SET EXERCISE:
Copy the listing below in full and skip every picture.

--- Start DATASET EXTRACT ---

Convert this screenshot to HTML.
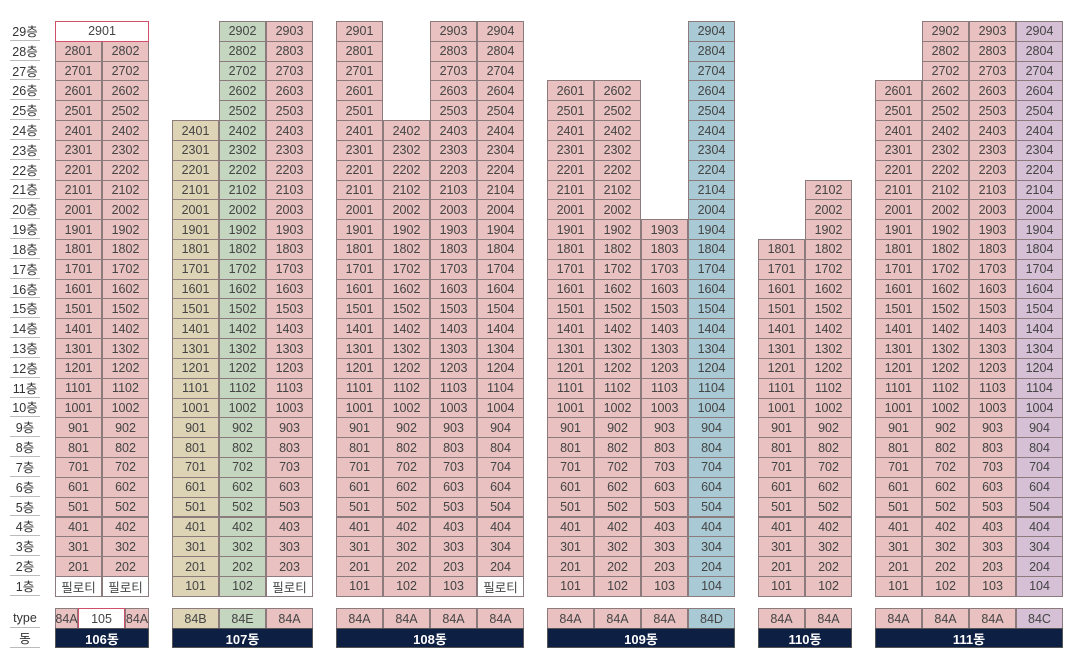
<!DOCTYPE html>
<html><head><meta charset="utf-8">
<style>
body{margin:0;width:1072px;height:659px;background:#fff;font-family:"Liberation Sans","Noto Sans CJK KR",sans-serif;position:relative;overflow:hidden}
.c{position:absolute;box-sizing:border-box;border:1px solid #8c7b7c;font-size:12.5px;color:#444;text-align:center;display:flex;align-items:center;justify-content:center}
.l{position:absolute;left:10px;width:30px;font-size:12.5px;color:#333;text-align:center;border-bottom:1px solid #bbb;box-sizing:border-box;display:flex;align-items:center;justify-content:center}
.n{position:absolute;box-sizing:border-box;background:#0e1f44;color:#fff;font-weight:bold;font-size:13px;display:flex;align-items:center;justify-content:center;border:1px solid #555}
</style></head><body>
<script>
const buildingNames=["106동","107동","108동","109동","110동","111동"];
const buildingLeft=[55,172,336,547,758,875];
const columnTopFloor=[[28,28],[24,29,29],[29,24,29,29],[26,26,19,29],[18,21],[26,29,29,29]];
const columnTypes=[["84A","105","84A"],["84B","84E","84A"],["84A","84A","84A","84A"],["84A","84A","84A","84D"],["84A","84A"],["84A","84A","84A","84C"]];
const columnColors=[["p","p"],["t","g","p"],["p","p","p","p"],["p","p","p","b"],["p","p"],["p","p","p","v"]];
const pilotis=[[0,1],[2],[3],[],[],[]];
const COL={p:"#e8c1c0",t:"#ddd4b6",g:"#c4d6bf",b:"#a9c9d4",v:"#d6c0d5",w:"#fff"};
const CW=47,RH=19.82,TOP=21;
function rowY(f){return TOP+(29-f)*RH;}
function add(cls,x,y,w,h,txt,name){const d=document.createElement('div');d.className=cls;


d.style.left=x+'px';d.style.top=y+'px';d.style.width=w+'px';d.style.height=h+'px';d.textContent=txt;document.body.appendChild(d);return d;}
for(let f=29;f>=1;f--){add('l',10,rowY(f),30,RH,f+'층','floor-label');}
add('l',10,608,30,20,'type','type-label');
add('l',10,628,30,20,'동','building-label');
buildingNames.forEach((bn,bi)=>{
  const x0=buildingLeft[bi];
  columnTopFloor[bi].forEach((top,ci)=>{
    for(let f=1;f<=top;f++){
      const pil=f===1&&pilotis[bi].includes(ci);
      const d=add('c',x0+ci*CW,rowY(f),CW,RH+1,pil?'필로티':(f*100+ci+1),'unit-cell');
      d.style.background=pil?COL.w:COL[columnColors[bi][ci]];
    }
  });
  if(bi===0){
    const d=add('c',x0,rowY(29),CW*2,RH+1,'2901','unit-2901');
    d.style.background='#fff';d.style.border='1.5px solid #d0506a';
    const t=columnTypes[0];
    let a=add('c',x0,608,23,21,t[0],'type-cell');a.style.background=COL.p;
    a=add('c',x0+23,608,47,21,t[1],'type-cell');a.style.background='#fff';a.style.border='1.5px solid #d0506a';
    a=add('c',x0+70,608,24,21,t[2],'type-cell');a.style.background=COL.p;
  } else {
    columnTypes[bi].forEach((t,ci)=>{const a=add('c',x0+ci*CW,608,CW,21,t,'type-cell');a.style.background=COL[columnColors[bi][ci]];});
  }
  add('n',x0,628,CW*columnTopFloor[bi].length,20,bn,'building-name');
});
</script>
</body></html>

--- End DATASET EXTRACT ---

SOLUTION FOR THIS EXERCISE:
Convert this screenshot to HTML.
<!DOCTYPE html>
<html><head><meta charset="utf-8">
<style>
body{margin:0;width:1072px;height:659px;background:#fff;font-family:"Liberation Sans","Noto Sans CJK KR",sans-serif;position:relative;overflow:hidden}
.c{position:absolute;box-sizing:border-box;border:1px solid #8c7b7c;font-size:12.5px;color:#444;text-align:center;display:flex;align-items:center;justify-content:center}
.l{position:absolute;left:10px;width:30px;font-size:12.5px;color:#333;text-align:center;border-bottom:1px solid #bbb;box-sizing:border-box;display:flex;align-items:center;justify-content:center}
.n{position:absolute;box-sizing:border-box;background:#0e1f44;color:#fff;font-weight:bold;font-size:13px;display:flex;align-items:center;justify-content:center;border:1px solid #555}
</style></head><body>
<script>
const buildingNames=["106동","107동","108동","109동","110동","111동"];
const buildingLeft=[55,172,336,547,758,875];
const columnTopFloor=[[28,28],[24,29,29],[29,24,29,29],[26,26,19,29],[18,21],[26,29,29,29]];
const columnTypes=[["84A","105","84A"],["84B","84E","84A"],["84A","84A","84A","84A"],["84A","84A","84A","84D"],["84A","84A"],["84A","84A","84A","84C"]];
const columnColors=[["p","p"],["t","g","p"],["p","p","p","p"],["p","p","p","b"],["p","p"],["p","p","p","v"]];
const pilotis=[[0,1],[2],[3],[],[],[]];
const COL={p:"#e8c1c0",t:"#ddd4b6",g:"#c4d6bf",b:"#a9c9d4",v:"#d6c0d5",w:"#fff"};
const CW=47,RH=19.82,TOP=21;
function rowY(f){return TOP+(29-f)*RH;}
function add(cls,x,y,w,h,txt,name){const d=document.createElement('div');d.className=cls;


d.style.left=x+'px';d.style.top=y+'px';d.style.width=w+'px';d.style.height=h+'px';d.textContent=txt;document.body.appendChild(d);return d;}
for(let f=29;f>=1;f--){add('l',10,rowY(f),30,RH,f+'층','floor-label');}
add('l',10,608,30,20,'type','type-label');
add('l',10,628,30,20,'동','building-label');
buildingNames.forEach((bn,bi)=>{
  const x0=buildingLeft[bi];
  columnTopFloor[bi].forEach((top,ci)=>{
    for(let f=1;f<=top;f++){
      const pil=f===1&&pilotis[bi].includes(ci);
      const d=add('c',x0+ci*CW,rowY(f),CW,RH+1,pil?'필로티':(f*100+ci+1),'unit-cell');
      d.style.background=pil?COL.w:COL[columnColors[bi][ci]];
    }
  });
  if(bi===0){
    const d=add('c',x0,rowY(29),CW*2,RH+1,'2901','unit-2901');
    d.style.background='#fff';d.style.border='1.5px solid #d0506a';
    const t=columnTypes[0];
    let a=add('c',x0,608,23,21,t[0],'type-cell');a.style.background=COL.p;
    a=add('c',x0+23,608,47,21,t[1],'type-cell');a.style.background='#fff';a.style.border='1.5px solid #d0506a';
    a=add('c',x0+70,608,24,21,t[2],'type-cell');a.style.background=COL.p;
  } else {
    columnTypes[bi].forEach((t,ci)=>{const a=add('c',x0+ci*CW,608,CW,21,t,'type-cell');a.style.background=COL[columnColors[bi][ci]];});
  }
  add('n',x0,628,CW*columnTopFloor[bi].length,20,bn,'building-name');
});
</script>
</body></html>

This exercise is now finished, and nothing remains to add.